What to produce |
Copy the data exactly as it appears, and do not include any pictures.

####

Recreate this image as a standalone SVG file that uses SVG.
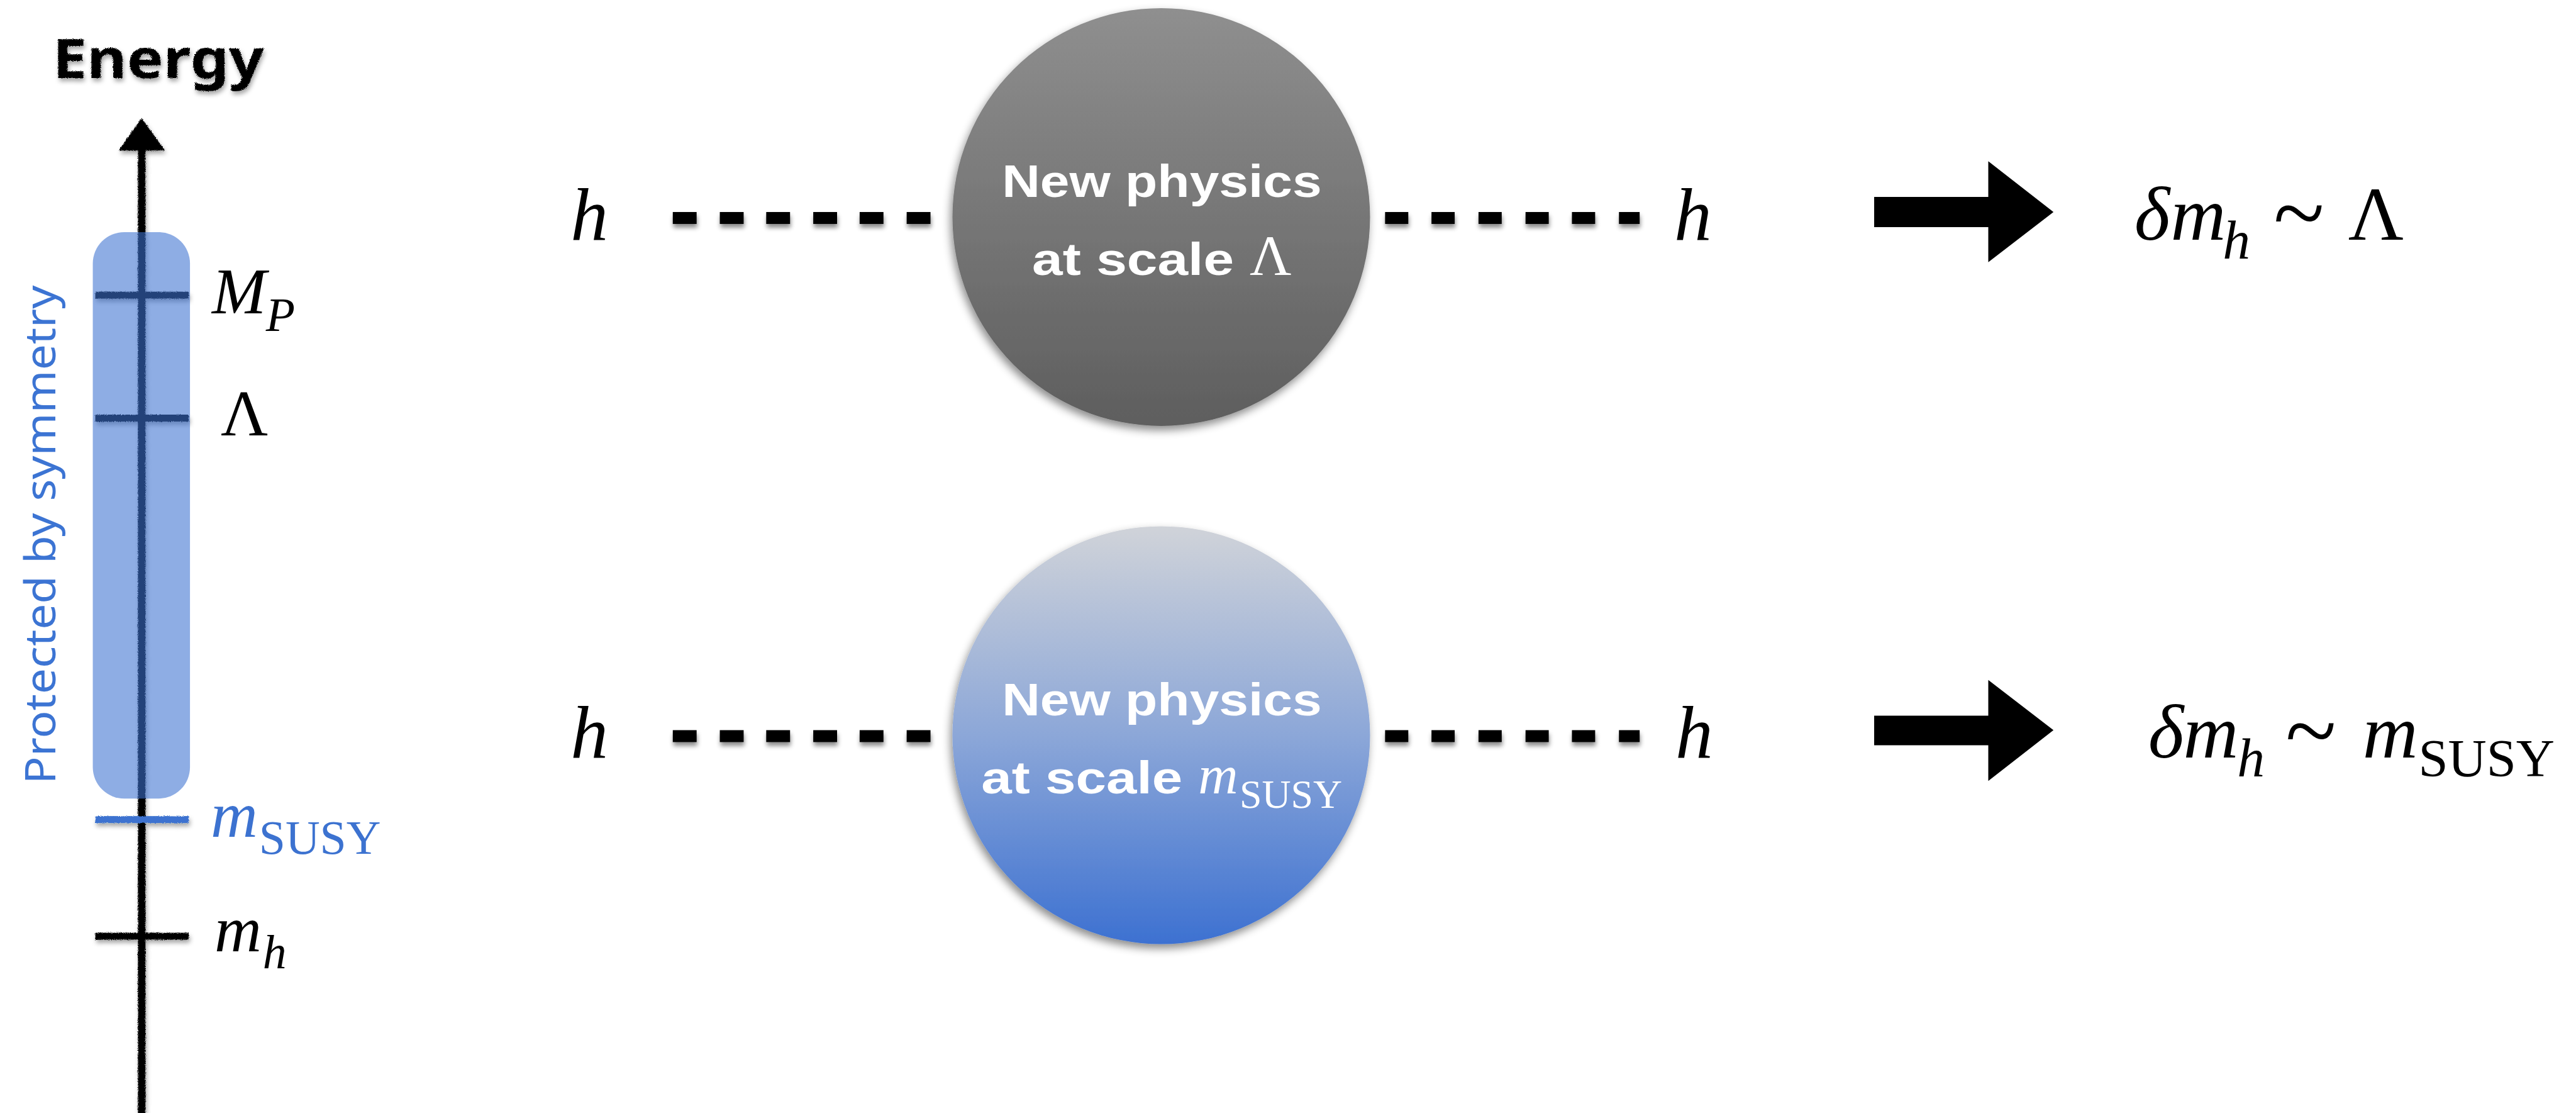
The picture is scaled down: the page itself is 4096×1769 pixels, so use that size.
<svg xmlns="http://www.w3.org/2000/svg" width="4096" height="1769" viewBox="0 0 4096 1769">
<defs>
<style>
.serif{font-family:"Liberation Serif","DejaVu Serif",serif}
.it{font-style:italic}
.lab{font-size:104px;fill:#000}
.sub{font-size:76px}
.big{font-size:122px;fill:#000}
.tilde{font-style:normal;font-size:150px}
.bold{font-family:"Liberation Sans",Arial,sans-serif;font-weight:bold;font-size:72px;fill:#fff}
.hand{font-family:"Noto Sans","Liberation Sans",sans-serif}
.blue{fill:#3C72D0}
.dash{fill:#000}
</style>
<linearGradient id="gGray" x1="0" y1="0" x2="0" y2="1">
<stop offset="0" stop-color="#8F8F8F"/>
<stop offset="1" stop-color="#5E5E5E"/>
</linearGradient>
<linearGradient id="gBlue" x1="0" y1="0" x2="0" y2="1">
<stop offset="0" stop-color="#D0D3D9"/>
<stop offset="0.5" stop-color="#8CA7D8"/>
<stop offset="1" stop-color="#3D71D1"/>
</linearGradient>
<filter id="shadow" filterUnits="userSpaceOnUse" x="0" y="0" width="4108" height="1774">
<feDropShadow dx="1" dy="6" stdDeviation="4" flood-opacity="0.45"/>
</filter>
<filter id="cshadow" filterUnits="userSpaceOnUse" x="0" y="0" width="4108" height="1774">
<feDropShadow dx="-3" dy="7" stdDeviation="7" flood-opacity="0.45"/>
</filter>
<filter id="chalk" filterUnits="userSpaceOnUse" x="0" y="0" width="4108" height="1774">
<feTurbulence type="fractalNoise" baseFrequency="0.9" numOctaves="2" seed="3" result="n"/>
<feDisplacementMap in="SourceGraphic" in2="n" scale="4" xChannelSelector="R" yChannelSelector="G" result="d"/>
<feDropShadow in="d" dx="2" dy="5" stdDeviation="4" flood-opacity="0.35"/>
</filter>
</defs>
<rect width="4096" height="1769" fill="#fff"/>
<g transform="scale(0.997)">

<g id="energy-axis">
<text class="hand" x="84" y="124" font-size="86" font-weight="bold" textLength="337" lengthAdjust="spacingAndGlyphs" fill="#000" filter="url(#chalk)">Energy</text>
<g filter="url(#chalk)">
<rect x="220" y="236" width="12" height="1540" fill="#000"/>
<polygon points="226,188 263,240 189,240" fill="#000"/>
<rect x="152" y="465" width="149" height="11" fill="#000"/>
<rect x="152" y="661" width="149" height="11" fill="#000"/>
<rect x="152" y="1487" width="149" height="11" fill="#000"/>
<rect x="152" y="1301" width="149" height="11" fill="#3C72D0"/>
</g>
</g>

<g id="protected-band">
<rect x="148" y="370" width="155" height="903" rx="50" ry="50" fill="#3D71D0" fill-opacity="0.58"/>
<text class="hand" transform="translate(88,1250) rotate(-90)" x="0" y="0" font-size="68" textLength="795" lengthAdjust="spacingAndGlyphs" fill="#3C74D3">Protected by symmetry</text>
</g>

<g id="scale-labels">
<text class="serif it lab" x="338" y="499">M<tspan class="sub" x="424" y="528">P</tspan></text>
<text class="serif lab" x="352" y="694">Λ</text>
<text class="serif it lab blue" x="336" y="1334">m<tspan class="sub" font-style="normal" x="413" y="1361">SUSY</tspan></text>
<text class="serif it lab" x="342" y="1517">m<tspan class="sub" x="419" y="1544">h</tspan></text>
</g>

<g id="connectors">
<g filter="url(#shadow)">
<rect class="dash" x="1073" y="338" width="38" height="19"/>
<rect class="dash" x="1148" y="338" width="38" height="19"/>
<rect class="dash" x="1222" y="338" width="38" height="19"/>
<rect class="dash" x="1297" y="338" width="38" height="19"/>
<rect class="dash" x="1371" y="338" width="38" height="19"/>
<rect class="dash" x="1446" y="338" width="38" height="19"/>
<rect class="dash" x="2209" y="338" width="37" height="19"/>
<rect class="dash" x="2283" y="338" width="37" height="19"/>
<rect class="dash" x="2358" y="338" width="37" height="19"/>
<rect class="dash" x="2433" y="338" width="37" height="19"/>
<rect class="dash" x="2507" y="338" width="37" height="19"/>
<rect class="dash" x="2582" y="338" width="33" height="19"/>
<rect class="dash" x="1073" y="1164" width="38" height="19"/>
<rect class="dash" x="1148" y="1164" width="38" height="19"/>
<rect class="dash" x="1222" y="1164" width="38" height="19"/>
<rect class="dash" x="1297" y="1164" width="38" height="19"/>
<rect class="dash" x="1371" y="1164" width="38" height="19"/>
<rect class="dash" x="1446" y="1164" width="38" height="19"/>
<rect class="dash" x="2209" y="1164" width="37" height="19"/>
<rect class="dash" x="2283" y="1164" width="37" height="19"/>
<rect class="dash" x="2358" y="1164" width="37" height="19"/>
<rect class="dash" x="2433" y="1164" width="37" height="19"/>
<rect class="dash" x="2507" y="1164" width="37" height="19"/>
<rect class="dash" x="2582" y="1164" width="33" height="19"/>
</g>
<polygon points="2989,314 3171,314 3171,257 3275,338 3171,418 3171,362 2989,362" fill="#000"/>
<polygon points="2989,1141 3171,1141 3171,1084 3275,1164 3171,1245 3171,1188 2989,1188" fill="#000"/>
</g>

<g id="h-top-left"><text class="serif it" x="910" y="382" font-size="120">h</text></g>
<g id="h-top-right"><text class="serif it" x="2670" y="382" font-size="120">h</text></g>
<g id="h-bottom-left"><text class="serif it" x="910" y="1208" font-size="120">h</text></g>
<g id="h-bottom-right"><text class="serif it" x="2672" y="1208" font-size="120">h</text></g>

<g id="blob-lambda">
<circle cx="1852" cy="346" r="333" fill="url(#gGray)" filter="url(#cshadow)"/>
<text class="bold" x="1598" y="314" textLength="510" lengthAdjust="spacingAndGlyphs">New physics</text>
<text class="bold" x="1646" y="438" textLength="322" lengthAdjust="spacingAndGlyphs">at scale</text>
<text class="serif" x="1993" y="438" font-size="92" fill="#fff">Λ</text>
</g>

<g id="blob-susy">
<circle cx="1852" cy="1172" r="333" fill="url(#gBlue)" filter="url(#cshadow)"/>
<text class="bold" x="1598" y="1140" textLength="510" lengthAdjust="spacingAndGlyphs">New physics</text>
<text class="bold" x="1565" y="1265" textLength="321" lengthAdjust="spacingAndGlyphs">at scale</text>
<text class="serif it" x="1911" y="1265" font-size="88" fill="#fff">m<tspan font-style="normal" font-size="64" x="1977" y="1288">SUSY</tspan></text>
</g>

<g id="result-lambda">
<text class="serif it big" x="3404" y="382">δ<tspan x="3462">m</tspan><tspan font-size="88" x="3545" y="412">h</tspan><tspan class="tilde" x="3626" y="390">~</tspan><tspan font-style="normal" x="3745" y="382">Λ</tspan></text>
</g>

<g id="result-susy">
<text class="serif it big" x="3426" y="1208">δ<tspan x="3482">m</tspan><tspan font-size="88" x="3568" y="1238">h</tspan><tspan class="tilde" x="3645" y="1216">~</tspan><tspan x="3768" y="1208">m</tspan><tspan font-style="normal" font-size="85" x="3857" y="1238">SUSY</tspan></text>
</g>

</g>
</svg>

####

Solution for this task |
Recreate this image as a standalone SVG file that uses SVG.
The picture is scaled down: the page itself is 4096×1769 pixels, so use that size.
<svg xmlns="http://www.w3.org/2000/svg" width="4096" height="1769" viewBox="0 0 4096 1769">
<defs>
<style>
.serif{font-family:"Liberation Serif","DejaVu Serif",serif}
.it{font-style:italic}
.lab{font-size:104px;fill:#000}
.sub{font-size:76px}
.big{font-size:122px;fill:#000}
.tilde{font-style:normal;font-size:150px}
.bold{font-family:"Liberation Sans",Arial,sans-serif;font-weight:bold;font-size:72px;fill:#fff}
.hand{font-family:"Noto Sans","Liberation Sans",sans-serif}
.blue{fill:#3C72D0}
.dash{fill:#000}
</style>
<linearGradient id="gGray" x1="0" y1="0" x2="0" y2="1">
<stop offset="0" stop-color="#8F8F8F"/>
<stop offset="1" stop-color="#5E5E5E"/>
</linearGradient>
<linearGradient id="gBlue" x1="0" y1="0" x2="0" y2="1">
<stop offset="0" stop-color="#D0D3D9"/>
<stop offset="0.5" stop-color="#8CA7D8"/>
<stop offset="1" stop-color="#3D71D1"/>
</linearGradient>
<filter id="shadow" filterUnits="userSpaceOnUse" x="0" y="0" width="4108" height="1774">
<feDropShadow dx="1" dy="6" stdDeviation="4" flood-opacity="0.45"/>
</filter>
<filter id="cshadow" filterUnits="userSpaceOnUse" x="0" y="0" width="4108" height="1774">
<feDropShadow dx="-3" dy="7" stdDeviation="7" flood-opacity="0.45"/>
</filter>
<filter id="chalk" filterUnits="userSpaceOnUse" x="0" y="0" width="4108" height="1774">
<feTurbulence type="fractalNoise" baseFrequency="0.9" numOctaves="2" seed="3" result="n"/>
<feDisplacementMap in="SourceGraphic" in2="n" scale="4" xChannelSelector="R" yChannelSelector="G" result="d"/>
<feDropShadow in="d" dx="2" dy="5" stdDeviation="4" flood-opacity="0.35"/>
</filter>
</defs>
<rect width="4096" height="1769" fill="#fff"/>
<g transform="scale(0.997)">

<g id="energy-axis">
<text class="hand" x="84" y="124" font-size="86" font-weight="bold" textLength="337" lengthAdjust="spacingAndGlyphs" fill="#000" filter="url(#chalk)">Energy</text>
<g filter="url(#chalk)">
<rect x="220" y="236" width="12" height="1540" fill="#000"/>
<polygon points="226,188 263,240 189,240" fill="#000"/>
<rect x="152" y="465" width="149" height="11" fill="#000"/>
<rect x="152" y="661" width="149" height="11" fill="#000"/>
<rect x="152" y="1487" width="149" height="11" fill="#000"/>
<rect x="152" y="1301" width="149" height="11" fill="#3C72D0"/>
</g>
</g>

<g id="protected-band">
<rect x="148" y="370" width="155" height="903" rx="50" ry="50" fill="#3D71D0" fill-opacity="0.58"/>
<text class="hand" transform="translate(88,1250) rotate(-90)" x="0" y="0" font-size="68" textLength="795" lengthAdjust="spacingAndGlyphs" fill="#3C74D3">Protected by symmetry</text>
</g>

<g id="scale-labels">
<text class="serif it lab" x="338" y="499">M<tspan class="sub" x="424" y="528">P</tspan></text>
<text class="serif lab" x="352" y="694">Λ</text>
<text class="serif it lab blue" x="336" y="1334">m<tspan class="sub" font-style="normal" x="413" y="1361">SUSY</tspan></text>
<text class="serif it lab" x="342" y="1517">m<tspan class="sub" x="419" y="1544">h</tspan></text>
</g>

<g id="connectors">
<g filter="url(#shadow)">
<rect class="dash" x="1073" y="338" width="38" height="19"/>
<rect class="dash" x="1148" y="338" width="38" height="19"/>
<rect class="dash" x="1222" y="338" width="38" height="19"/>
<rect class="dash" x="1297" y="338" width="38" height="19"/>
<rect class="dash" x="1371" y="338" width="38" height="19"/>
<rect class="dash" x="1446" y="338" width="38" height="19"/>
<rect class="dash" x="2209" y="338" width="37" height="19"/>
<rect class="dash" x="2283" y="338" width="37" height="19"/>
<rect class="dash" x="2358" y="338" width="37" height="19"/>
<rect class="dash" x="2433" y="338" width="37" height="19"/>
<rect class="dash" x="2507" y="338" width="37" height="19"/>
<rect class="dash" x="2582" y="338" width="33" height="19"/>
<rect class="dash" x="1073" y="1164" width="38" height="19"/>
<rect class="dash" x="1148" y="1164" width="38" height="19"/>
<rect class="dash" x="1222" y="1164" width="38" height="19"/>
<rect class="dash" x="1297" y="1164" width="38" height="19"/>
<rect class="dash" x="1371" y="1164" width="38" height="19"/>
<rect class="dash" x="1446" y="1164" width="38" height="19"/>
<rect class="dash" x="2209" y="1164" width="37" height="19"/>
<rect class="dash" x="2283" y="1164" width="37" height="19"/>
<rect class="dash" x="2358" y="1164" width="37" height="19"/>
<rect class="dash" x="2433" y="1164" width="37" height="19"/>
<rect class="dash" x="2507" y="1164" width="37" height="19"/>
<rect class="dash" x="2582" y="1164" width="33" height="19"/>
</g>
<polygon points="2989,314 3171,314 3171,257 3275,338 3171,418 3171,362 2989,362" fill="#000"/>
<polygon points="2989,1141 3171,1141 3171,1084 3275,1164 3171,1245 3171,1188 2989,1188" fill="#000"/>
</g>

<g id="h-top-left"><text class="serif it" x="910" y="382" font-size="120">h</text></g>
<g id="h-top-right"><text class="serif it" x="2670" y="382" font-size="120">h</text></g>
<g id="h-bottom-left"><text class="serif it" x="910" y="1208" font-size="120">h</text></g>
<g id="h-bottom-right"><text class="serif it" x="2672" y="1208" font-size="120">h</text></g>

<g id="blob-lambda">
<circle cx="1852" cy="346" r="333" fill="url(#gGray)" filter="url(#cshadow)"/>
<text class="bold" x="1598" y="314" textLength="510" lengthAdjust="spacingAndGlyphs">New physics</text>
<text class="bold" x="1646" y="438" textLength="322" lengthAdjust="spacingAndGlyphs">at scale</text>
<text class="serif" x="1993" y="438" font-size="92" fill="#fff">Λ</text>
</g>

<g id="blob-susy">
<circle cx="1852" cy="1172" r="333" fill="url(#gBlue)" filter="url(#cshadow)"/>
<text class="bold" x="1598" y="1140" textLength="510" lengthAdjust="spacingAndGlyphs">New physics</text>
<text class="bold" x="1565" y="1265" textLength="321" lengthAdjust="spacingAndGlyphs">at scale</text>
<text class="serif it" x="1911" y="1265" font-size="88" fill="#fff">m<tspan font-style="normal" font-size="64" x="1977" y="1288">SUSY</tspan></text>
</g>

<g id="result-lambda">
<text class="serif it big" x="3404" y="382">δ<tspan x="3462">m</tspan><tspan font-size="88" x="3545" y="412">h</tspan><tspan class="tilde" x="3626" y="390">~</tspan><tspan font-style="normal" x="3745" y="382">Λ</tspan></text>
</g>

<g id="result-susy">
<text class="serif it big" x="3426" y="1208">δ<tspan x="3482">m</tspan><tspan font-size="88" x="3568" y="1238">h</tspan><tspan class="tilde" x="3645" y="1216">~</tspan><tspan x="3768" y="1208">m</tspan><tspan font-style="normal" font-size="85" x="3857" y="1238">SUSY</tspan></text>
</g>

</g>
</svg>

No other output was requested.